**DESCRIPTION OF THE TASK**
It is required that the lines from the top of the listing through the line with "ax.set_axisbelow(True)" be reproduced exactly, excluding pictures.

= = = =

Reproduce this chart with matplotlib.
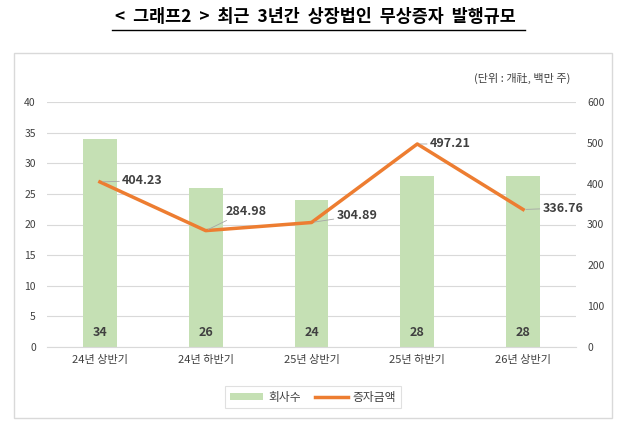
import matplotlib
matplotlib.use('Agg')
import matplotlib.pyplot as plt
from matplotlib.patches import Rectangle
import numpy as np

plt.rcParams['font.family'] = ['Noto Sans CJK KR', 'DejaVu Sans']

categories = ['24년 상반기', '24년 하반기', '25년 상반기', '25년 하반기', '26년 상반기']
companies = [34, 26, 24, 28, 28]
amounts = [404.23, 284.98, 304.89, 497.21, 336.76]
# label offsets (points) for the line labels
label_offsets = [(16, 1), (14, 14), (18, 5), (9, 0), (14, 1)]

BAR = '#C5E0B4'
LINE = '#ED7D31'
TXT = '#404040'
GRID = '#D9D9D9'

fig = plt.figure(figsize=(6.3, 4.33), dpi=100)
fig.patches.append(Rectangle((14 / 630, 1 - 418 / 433), 598 / 630, 365 / 433,
                             transform=fig.transFigure, fill=False,
                             edgecolor='#D9D9D9', linewidth=1))

fig.text(0.5, 1 - 17 / 433, '<  그래프2  >  최근  3년간  상장법인  무상증자  발행규모',
         ha='center', va='center', fontsize=12.5, fontweight='bold', color='black')
fig.add_artist(plt.Line2D([112 / 630, 525 / 630], [1 - 30 / 433, 1 - 30 / 433],
                          transform=fig.transFigure, color='black', linewidth=1))
fig.text(570 / 630, 1 - 78 / 433, '(단위 : 개社, 백만 주)', ha='right', va='center',
         fontsize=8, color=TXT)

ax = fig.add_axes([47 / 630, 1 - 347 / 433, 529 / 630, 245 / 433])
ax2 = ax.twinx()

x = np.arange(len(categories))
bars = ax.bar(x, companies, width=0.32, color=BAR, zorder=2, label='회사수')
for xi, v in zip(x, companies):
    ax.text(xi, 2.4, str(v), ha='center', va='center', fontsize=9,
            fontweight='bold', color=TXT)

ax.set_ylim(0, 40)
ax.set_yticks(range(0, 41, 5))
ax.set_xlim(-0.5, len(categories) - 0.5)
ax.set_xticks(x)
ax.set_xticklabels(categories, fontsize=8, color=TXT)
ax.grid(axis='y', color=GRID, linewidth=0.8, zorder=0)
ax.set_axisbelow(True)

ax2.set_ylim(0, 600)
ax2.set_yticks(range(0, 601, 100))
line, = ax2.plot(x, amounts, color=LINE, linewidth=2.5, zorder=3, label='증자금액')
for xi, v, off in zip(x, amounts, label_offsets):
    ax2.annotate(f'{v:.2f}', (xi, v), xytext=off, textcoords='offset points',
                 ha='left', va='center', fontsize=9, fontweight='bold', color=TXT,
                 arrowprops=dict(arrowstyle='-', color='#A6A6A6', lw=0.6,
                                 shrinkA=0, shrinkB=2))

for a in (ax, ax2):
    for s in a.spines.values():
        s.set_visible(False)
    a.tick_params(axis='both', length=0, labelsize=7.5, labelcolor=TXT, pad=8)
ax.spines['bottom'].set_visible(True)
ax.spines['bottom'].set_color(GRID)
ax.tick_params(axis='x', pad=6, labelsize=8)

ax.set_zorder(ax2.get_zorder() - 1)
ax.patch.set_visible(False)

leg = fig.legend([bars, line], ['회사수', '증자금액'], loc='center',
                 bbox_to_anchor=(313 / 630, 1 - 397 / 433), ncol=2, fontsize=8.5,
                 frameon=True, fancybox=False, edgecolor='#D9D9D9',
                 handlelength=2.8, handleheight=0.6, columnspacing=1.2,
                 handletextpad=0.4, borderpad=0.4, labelcolor=TXT)
leg.get_frame().set_linewidth(0.8)

fig.savefig('out.png', dpi=100)
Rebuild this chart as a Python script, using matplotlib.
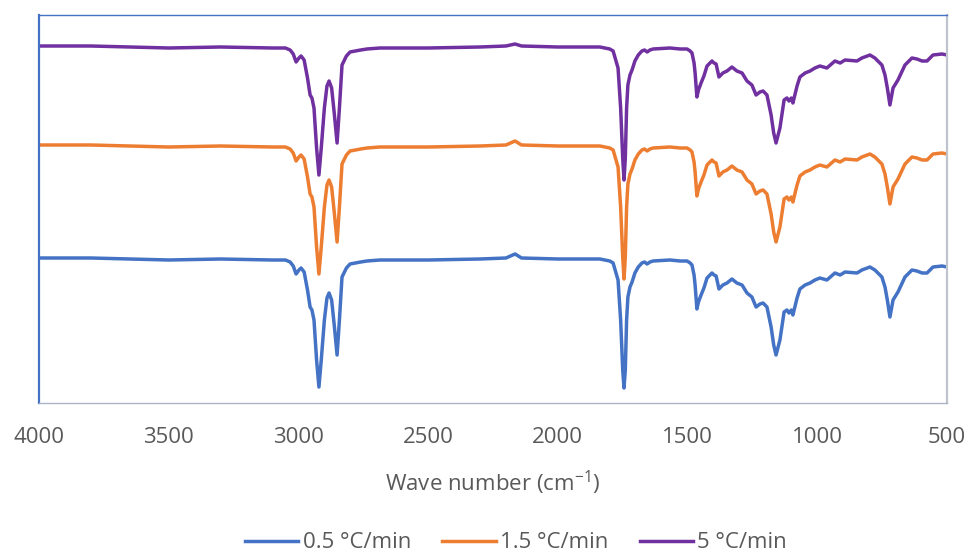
import matplotlib
matplotlib.use("Agg")
import matplotlib.pyplot as plt

plt.rcParams['font.family'] = ['Open Sans', 'DejaVu Sans']
plt.rcParams['mathtext.default'] = 'regular'

# wave numbers (cm-1) and offset transmittance traces
wavenumber = [4000, 3800, 3500, 3300, 3100, 3050, 3032, 3020, 3009, 2998,
              2990, 2978, 2965, 2955, 2948, 2940, 2930, 2921, 2912, 2900,
              2890, 2882, 2872, 2862, 2851, 2842, 2832, 2815, 2801, 2760,
              2736, 2686, 2500, 2300, 2200, 2165, 2140, 2000, 1900, 1838,
              1800, 1787, 1768, 1758, 1750, 1745, 1740, 1735, 1730, 1722,
              1714, 1703, 1690, 1676, 1666, 1656, 1645, 1633, 1568, 1529,
              1502, 1490, 1483, 1475, 1471, 1464, 1458, 1448, 1437, 1425,
              1406, 1398, 1390, 1379, 1364, 1348, 1329, 1310, 1290, 1271,
              1252, 1236, 1221, 1209, 1194, 1178, 1168, 1159, 1144, 1128,
              1117, 1109, 1100, 1094, 1078, 1067, 1047, 1028, 1009, 990,
              963, 932, 912, 893, 847, 828, 797, 778, 751, 739,
              730, 720, 708, 689, 662, 635, 616, 596, 577, 554,
              519, 500]

rate_05 = [145, 145, 143, 144, 143, 143, 141, 137, 129, 133,
           135, 131, 113, 96, 93, 83, 43, 16, 43, 83,
           105, 110, 103, 78, 48, 83, 126, 135, 139, 141,
           142, 143, 143, 144, 145, 149, 145, 144, 144, 144,
           142, 140, 123, 83, 33, 15, 33, 83, 106, 116,
           121, 130, 136, 140, 141, 139, 141, 142, 143, 142,
           142, 140, 138, 128, 118, 94, 101, 108, 115, 125,
           130, 128, 127, 114, 118, 120, 124, 120, 118, 110,
           106, 96, 99, 100, 96, 76, 58, 48, 63, 91,
           93, 90, 93, 88, 105, 114, 118, 120, 123, 125,
           123, 130, 128, 131, 130, 133, 136, 133, 126, 116,
           103, 86, 103, 111, 126, 133, 132, 130, 130, 136,
           137, 136]

rate_15 = [258, 258, 256, 257, 256, 256, 254, 250, 242, 246,
           248, 244, 226, 209, 206, 196, 156, 129, 156, 196,
           218, 223, 216, 191, 161, 196, 239, 248, 252, 254,
           255, 256, 256, 257, 258, 262, 258, 257, 257, 257,
           255, 253, 236, 196, 146, 124, 146, 196, 219, 229,
           234, 243, 249, 253, 254, 252, 254, 255, 256, 255,
           255, 253, 251, 241, 231, 207, 214, 221, 228, 238,
           243, 241, 240, 227, 231, 233, 237, 233, 231, 223,
           219, 209, 212, 213, 209, 189, 171, 161, 176, 204,
           206, 203, 206, 201, 218, 227, 231, 233, 236, 238,
           236, 243, 241, 244, 243, 246, 249, 246, 239, 229,
           216, 199, 216, 224, 239, 246, 245, 243, 243, 249,
           250, 249]

rate_5 = [357, 357, 355, 356, 355, 355, 353, 349, 341, 345,
          347, 343, 325, 308, 305, 295, 255, 228, 255, 295,
          317, 322, 315, 290, 260, 295, 338, 347, 351, 353,
          354, 355, 355, 356, 357, 359, 357, 356, 356, 356,
          354, 352, 335, 295, 245, 223, 245, 295, 318, 328,
          333, 342, 348, 352, 353, 351, 353, 354, 355, 354,
          354, 352, 350, 340, 330, 306, 313, 320, 327, 337,
          342, 340, 339, 326, 330, 332, 336, 332, 330, 322,
          318, 308, 311, 312, 308, 288, 270, 260, 275, 303,
          305, 302, 305, 300, 317, 326, 330, 332, 335, 337,
          335, 342, 340, 343, 342, 345, 348, 345, 338, 328,
          315, 298, 315, 323, 338, 345, 344, 342, 342, 348,
          349, 348]

labels = ['0.5 °C/min', '1.5 °C/min', '5 °C/min']
colors = ['#4472C4', '#ED7D31', '#7030A0']
text_color = '#595959'

fig = plt.figure(figsize=(9.69, 5.55), dpi=100)
ax = fig.add_axes([39 / 969, 1 - 403 / 555, 908 / 969, 388 / 555])

for values, label, color in zip([rate_05, rate_15, rate_5], labels, colors):
    ax.plot(wavenumber, values, color=color, linewidth=2.5, label=label,
            solid_joinstyle='round')

ax.set_xlim(4000, 500)
ax.set_ylim(0, 388)
ax.set_xticks([4000, 3500, 3000, 2500, 2000, 1500, 1000, 500])
ax.set_yticks([])
ax.tick_params(axis='x', length=0, pad=17, labelsize=16, labelcolor=text_color)

ax.spines['left'].set_color('#4472C4')
ax.spines['left'].set_linewidth(1.6)
ax.spines['top'].set_color('#4472C4')
ax.spines['top'].set_linewidth(1.0)
ax.spines['right'].set_color('#BFC4CC')
ax.spines['right'].set_linewidth(1.6)
ax.spines['bottom'].set_color('#AAB4C4')
ax.spines['bottom'].set_linewidth(1.0)

ax.set_xlabel('Wave number (cm$^{-1}$)', fontsize=16, color=text_color)
ax.xaxis.set_label_coords(0.5, -0.17)

fig.legend(loc='center', bbox_to_anchor=(516 / 969, 1 - 543 / 555), ncol=3,
           frameon=False, fontsize=16, labelcolor=text_color,
           handlelength=2.4, handletextpad=0.2, columnspacing=1.4)

fig.savefig('out.png', dpi=100)
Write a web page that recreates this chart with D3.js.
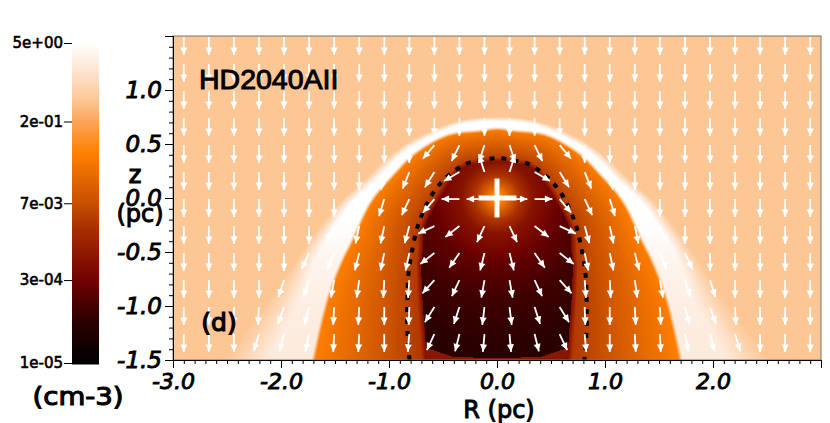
<!DOCTYPE html>
<html>
<head>
<meta charset="utf-8">
<script src="https://cdn.jsdelivr.net/npm/d3@7"></script>
<style>
  body { margin: 0; background: #fff; }
  svg { display: block; }
  text { font-family: "DejaVu Sans", sans-serif; fill: #000; stroke: #000; }
</style>
</head>
<body>
<script>
const xTicks = [-3, -2, -1, 0, 1, 2];
const yTicks = [-1.5, -1, -0.5, 0, 0.5, 1];
const densityTicks = [5, 2e-1, 7e-3, 3e-4, 1e-5];
const densityLabels = ["5e+00", "2e-01", "7e-03", "3e-04", "1e-05"];

// colour table of the bar: log10 density -> colour
const stopLog = [-5, -4.2, -3.56, -2.65, -2.15, -1.26, -0.7, -0.32, 0.3, 0.7];
const stopColor = ["#000000", "#300000", "#6e0000", "#a62c00", "#c85000", "#ff8000", "#fba458", "#fdc795", "#fdeadb", "#ffffff"];

// region outlines, right half, R and z in pc
const outerR = [0, 0.34, 0.71, 0.96, 1.26, 1.44, 1.70, 1.86, 2.11, 2.52];
const outerZ = [0.75, 0.72, 0.58, 0.42, 0.14, -0.02, -0.34, -0.57, -0.94, -1.5];
const ridgeR = [0, 0.34, 0.62, 0.86, 1.14, 1.32, 1.52, 1.68, 1.82, 2.14];
const ridgeZ = [0.71, 0.68, 0.56, 0.42, 0.14, -0.02, -0.30, -0.57, -0.94, -1.5];
const innerR = [0, 0.16, 0.46, 0.78, 0.96, 1.18, 1.36, 1.45, 1.59, 1.72];
const innerZ = [0.66, 0.64, 0.60, 0.42, 0.24, -0.02, -0.39, -0.57, -0.94, -1.5];
const cavityR = [0, 0.2, 0.31, 0.42, 0.5, 0.67, 0.69, 0.70, 0.69, 0.67, 0.65];
const cavityZ = [0.33, 0.31, 0.28, 0.17, 0.05, -0.27, -0.51, -0.62, -0.94, -1.22, -1.5];
const dashR = [0, 0.14, 0.28, 0.41, 0.51, 0.62, 0.73, 0.79, 0.82, 0.83, 0.83, 0.81];
const dashZ = [0.37, 0.35, 0.32, 0.24, 0.15, 0, -0.25, -0.51, -0.71, -0.97, -1.22, -1.5];
const floorR = [0, 0.41, 0.65];
const floorZ = [-1.485, -1.47, -1.39];

// log10 density levels inside the regions
const ambientLog = -0.32;
const shellZ = [0.75, -0.2, -0.6, -1, -1.5];
const shellLog = [0.7, 0.7, 0.5, 0.38, 0.3];
const bandLog = [-1.26, -2.55];
const cavityEdgeLog = -3.3;
const floorLog = -3.1;
const coreDist = [0, 0.05, 0.12, 0.2, 0.33, 0.62, 0.95, 1.4, 1.8];
const coreLog = [-1, -1.26, -1.9, -2.5, -3.15, -3.7, -4.05, -4.3, -4.4];

// velocity arrows, tail positions in pc, angle from straight down, positive = outward
const arrowCols = [0.116, 0.348, 0.58, 0.812, 1.044, 1.276, 1.508, 1.74, 1.972, 2.204, 2.436, 2.668, 2.9];
const arrowRows = [1.49, 1.24, 0.99, 0.74, 0.49, 0.24, -0.01, -0.26, -0.51, -0.76, -1.01, -1.26];
const arrowAngles = [
  [0, 0, 0, 0, 0, 0, 0, 0, 0, 0, 0, 0, 0],
  [0, 0, 0, 0, 0, 0, 0, 0, 0, 0, 0, 0, 0],
  [0, 0, 0, 0, 0, 0, 0, 0, 0, 0, 0, 0, 0],
  [0, 0, 0, 0, 0, 0, 0, 0, 0, 0, 0, 0, 0],
  [18, 26, 40, 0, 0, 0, 0, 0, 0, 0, 0, 0, 0],
  [162, 60, 32, 22, 10, 0, 0, 0, 0, 0, 0, 0, 0],
  [90, 90, 40, 25, 17, 18, 0, 0, 0, 0, 0, 0, 0],
  [25, 52, 65, 15, 12, 12, 25, 0, 0, 0, 0, 0, 0],
  [14, 35, 52, 12, 12, 14, 22, 25, 0, 0, 0, 0, 0],
  [10, 25, 42, 4, 3, 8, 10, 18, 18, 0, 0, 0, 0],
  [7, 18, 32, 2, 0, 3, 3, 15, 20, 3, 0, 0, 0],
  [5, 14, 25, 5, 0, 3, 3, 12, 15, 17, 0, 0, 0],
];
const arrowLength = 0.165;

const w = 830;
const h = 423;
const x = d3.scaleLinear().domain([-3, 3]).range([173, 821]);
const y = d3.scaleLinear().domain([-1.5, 1.5]).range([360, 36]);
const barY = d3.scaleLog().domain([1e-5, 5]).range([363, 43]);
const color = d3.scaleLinear().domain(stopLog).range(stopColor).clamp(true);

const svg = d3.select("body").append("svg").attr("width", w).attr("height", h);

const mirrorLine = d3.line().x((d) => x(d[0])).y((d) => y(d[1])).curve(d3.curveCatmullRom.alpha(0.5));

function mirrored(rs, zs) {
  const right = rs.map((r, i) => [r, zs[i]]);
  const left = right.slice(1).reverse().map((p) => [-p[0], p[1]]);
  return left.concat(right);
}

// smooth outline as a polyline in pixels
function outline(rs, zs) {
  const path = svg.append("path").attr("d", mirrorLine(mirrored(rs, zs))).node();
  const len = path.getTotalLength();
  const pts = d3.range(0, 121).map((i) => {
    const p = path.getPointAtLength((len * i) / 120);
    return [p.x, p.y];
  });
  path.remove();
  return pts;
}

function distance(poly, px, py) {
  let best = Infinity;
  for (let i = 0; i < poly.length - 1; i++) {
    const ax = poly[i][0], ay = poly[i][1];
    const dx = poly[i + 1][0] - ax, dy = poly[i + 1][1] - ay;
    const t = Math.max(0, Math.min(1, ((px - ax) * dx + (py - ay) * dy) / (dx * dx + dy * dy)));
    const ex = ax + t * dx - px, ey = ay + t * dy - py;
    const d = ex * ex + ey * ey;
    if (d < best) best = d;
  }
  return Math.sqrt(best);
}

const outerLine = outline(outerR, outerZ);
const ridgeLine = outline(ridgeR, ridgeZ);
const innerLine = outline(innerR, innerZ);
const cavityLine = outline(cavityR, cavityZ);
const shellLevel = d3.scaleLinear().domain(shellZ).range(shellLog).clamp(true);
const coreLevel = d3.scaleLinear().domain(coreDist).range(coreLog).clamp(true);
const floorLevel = d3.scaleLinear().domain(floorR).range(floorZ).clamp(true);

function logDensity(px, py) {
  const R = x.invert(px), z = y.invert(py);
  if (!d3.polygonContains(outerLine, [px, py])) return ambientLog;
  const shell = shellLevel(z);
  if (!d3.polygonContains(ridgeLine, [px, py])) {
    const a = distance(outerLine, px, py), b = distance(ridgeLine, px, py);
    return ambientLog + (shell - ambientLog) * (a / (a + b));
  }
  if (!d3.polygonContains(innerLine, [px, py])) return shell;
  if (!d3.polygonContains(cavityLine, [px, py])) {
    const a = distance(innerLine, px, py), b = distance(cavityLine, px, py);
    let v = bandLog[0] + (bandLog[1] - bandLog[0]) * (a / (a + b));
    if (a < 4) v = shell + (v - shell) * (a / 4);
    if (b < 5) v = cavityEdgeLog + (v - cavityEdgeLog) * (b / 5);
    return v;
  }
  if (z < floorLevel(Math.abs(R))) return floorLog;
  return coreLevel(Math.hypot(R, z));
}

// density image
const fieldW = x.range()[1] - x.range()[0];
const fieldH = y.range()[0] - y.range()[1];
const canvas = document.createElement("canvas");
canvas.width = fieldW;
canvas.height = fieldH;
const ctx = canvas.getContext("2d");
const img = ctx.createImageData(fieldW, fieldH);
for (let j = 0; j < fieldH; j++) {
  for (let i = 0; i < fieldW; i++) {
    const c = d3.rgb(color(logDensity(x.range()[0] + i + 0.5, y.range()[1] + j + 0.5)));
    const k = (j * fieldW + i) * 4;
    img.data[k] = c.r;
    img.data[k + 1] = c.g;
    img.data[k + 2] = c.b;
    img.data[k + 3] = 255;
  }
}
ctx.putImageData(img, 0, 0);
svg.append("image")
  .attr("x", x.range()[0])
  .attr("y", y.range()[1])
  .attr("width", fieldW)
  .attr("height", fieldH)
  .attr("href", canvas.toDataURL());

// dashed contour
svg.append("path")
  .attr("d", mirrorLine(mirrored(dashR, dashZ)))
  .attr("fill", "none")
  .attr("stroke", "#000")
  .attr("stroke-width", 4)
  .attr("stroke-dasharray", "5 7");

// arrows
svg.append("defs").append("marker")
  .attr("id", "head")
  .attr("markerUnits", "userSpaceOnUse")
  .attr("markerWidth", 9)
  .attr("markerHeight", 9)
  .attr("refX", 8)
  .attr("refY", 4.5)
  .attr("orient", "auto")
  .append("path")
  .attr("d", "M0.5,1 L8,4.5 L0.5,8 Z")
  .attr("fill", "#fff");

const arrows = [];
arrowRows.forEach((z, i) => {
  arrowCols.forEach((r, j) => {
    [1, -1].forEach((side) => arrows.push({ r: r * side, z: z, a: (arrowAngles[i][j] * side * Math.PI) / 180 }));
  });
});
svg.append("g")
  .selectAll("line")
  .data(arrows)
  .enter()
  .append("line")
  .attr("x1", (d) => x(d.r))
  .attr("y1", (d) => y(d.z))
  .attr("x2", (d) => x(d.r + arrowLength * Math.sin(d.a)))
  .attr("y2", (d) => y(d.z - arrowLength * Math.cos(d.a)))
  .attr("stroke", "#fff")
  .attr("stroke-width", 1.8)
  .attr("marker-end", "url(#head)");

// star
svg.append("line").attr("x1", x(-0.17)).attr("x2", x(0.18)).attr("y1", y(0)).attr("y2", y(0)).attr("stroke", "#fff").attr("stroke-width", 5);
svg.append("line").attr("x1", x(0)).attr("x2", x(0)).attr("y1", y(0.18)).attr("y2", y(-0.18)).attr("stroke", "#fff").attr("stroke-width", 5);

// frame
svg.append("rect")
  .attr("x", x.range()[0])
  .attr("y", y.range()[1])
  .attr("width", fieldW)
  .attr("height", fieldH)
  .attr("fill", "none")
  .attr("stroke", "#7d7268");

// axes
const minorX = d3.range(-30, 30).map((d) => d / 10);
const minorY = d3.range(-15, 16).map((d) => d / 10);
svg.append("g")
  .attr("transform", `translate(0, ${y.range()[0]})`)
  .call(d3.axisBottom(x).tickValues(minorX).tickSize(4).tickFormat(""));
const xAxis = svg.append("g")
  .attr("transform", `translate(0, ${y.range()[0]})`)
  .call(d3.axisBottom(x).tickValues(xTicks).tickSize(8).tickPadding(5).tickFormat((d) => d.toFixed(1)));
xAxis.selectAll("text")
  .style("font-size", "22px")
  .style("font-style", "italic")
  .attr("stroke-width", 0.9);
svg.append("g")
  .attr("transform", `translate(${x.range()[0]}, 0)`)
  .call(d3.axisLeft(y).tickValues(minorY).tickSize(4).tickFormat(""));
const yAxis = svg.append("g")
  .attr("transform", `translate(${x.range()[0]}, 0)`)
  .call(d3.axisLeft(y).tickValues(yTicks).tickSize(8).tickPadding(3).tickFormat((d) => d.toFixed(1)));
yAxis.selectAll("text")
  .style("font-size", "23px")
  .style("font-style", "italic")
  .attr("stroke-width", 0.9);

// colour bar
svg.append("g")
  .selectAll("rect")
  .data(d3.range(0, 321))
  .enter()
  .append("rect")
  .attr("x", 72)
  .attr("y", (d) => 43 + d)
  .attr("width", 27)
  .attr("height", 1.5)
  .attr("fill", (d) => color(Math.log10(barY.invert(43 + d + 0.5))));
const barAxis = svg.append("g")
  .attr("transform", "translate(72, 0)")
  .call(d3.axisLeft(barY).tickValues(densityTicks).tickSize(8).tickPadding(1).tickFormat((d, i) => densityLabels[i]));
barAxis.select(".domain").remove();
barAxis.selectAll("text").style("font-size", "15px").attr("stroke-width", 0.6);

function label(txt, px, py, size, anchor, weight, family) {
  return svg.append("text")
    .attr("x", px)
    .attr("y", py)
    .attr("text-anchor", anchor)
    .style("font-size", size + "px")
    .style("font-family", family || null)
    .attr("stroke-width", weight)
    .text(txt);
}

label("HD2040AII", 199, 89, 28.5, "start", 1, '"Liberation Sans", sans-serif');
label("(d)", 219, 331, 25, "middle", 1.2);
label("R (pc)", 499, 418, 24, "middle", 1);
label("z", 135, 183, 24, "middle", 1.2);
label("(pc)", 140, 222, 24, "middle", 1);
label("(cm-3)", 78, 405, 25, "middle", 1.1).attr("textLength", 91).attr("lengthAdjust", "spacingAndGlyphs");
</script>
</body>
</html>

= = = =

**FULL ANSWER**
Reproduce this chart with matplotlib.
import matplotlib
matplotlib.use('Agg')
import matplotlib.pyplot as plt
from matplotlib.patches import Rectangle
import numpy as np

plt.rcParams['font.family'] = ['Noto Sans CJK KR', 'DejaVu Sans']

categories = ['24년 상반기', '24년 하반기', '25년 상반기', '25년 하반기', '26년 상반기']
companies = [34, 26, 24, 28, 28]
amounts = [404.23, 284.98, 304.89, 497.21, 336.76]
# label offsets (points) for the line labels
label_offsets = [(16, 1), (14, 14), (18, 5), (9, 0), (14, 1)]

BAR = '#C5E0B4'
LINE = '#ED7D31'
TXT = '#404040'
GRID = '#D9D9D9'

fig = plt.figure(figsize=(6.3, 4.33), dpi=100)
fig.patches.append(Rectangle((14 / 630, 1 - 418 / 433), 598 / 630, 365 / 433,
                             transform=fig.transFigure, fill=False,
                             edgecolor='#D9D9D9', linewidth=1))

fig.text(0.5, 1 - 17 / 433, '<  그래프2  >  최근  3년간  상장법인  무상증자  발행규모',
         ha='center', va='center', fontsize=12.5, fontweight='bold', color='black')
fig.add_artist(plt.Line2D([112 / 630, 525 / 630], [1 - 30 / 433, 1 - 30 / 433],
                          transform=fig.transFigure, color='black', linewidth=1))
fig.text(570 / 630, 1 - 78 / 433, '(단위 : 개社, 백만 주)', ha='right', va='center',
         fontsize=8, color=TXT)

ax = fig.add_axes([47 / 630, 1 - 347 / 433, 529 / 630, 245 / 433])
ax2 = ax.twinx()

x = np.arange(len(categories))
bars = ax.bar(x, companies, width=0.32, color=BAR, zorder=2, label='회사수')
for xi, v in zip(x, companies):
    ax.text(xi, 2.4, str(v), ha='center', va='center', fontsize=9,
            fontweight='bold', color=TXT)

ax.set_ylim(0, 40)
ax.set_yticks(range(0, 41, 5))
ax.set_xlim(-0.5, len(categories) - 0.5)
ax.set_xticks(x)
ax.set_xticklabels(categories, fontsize=8, color=TXT)
ax.grid(axis='y', color=GRID, linewidth=0.8, zorder=0)
ax.set_axisbelow(True)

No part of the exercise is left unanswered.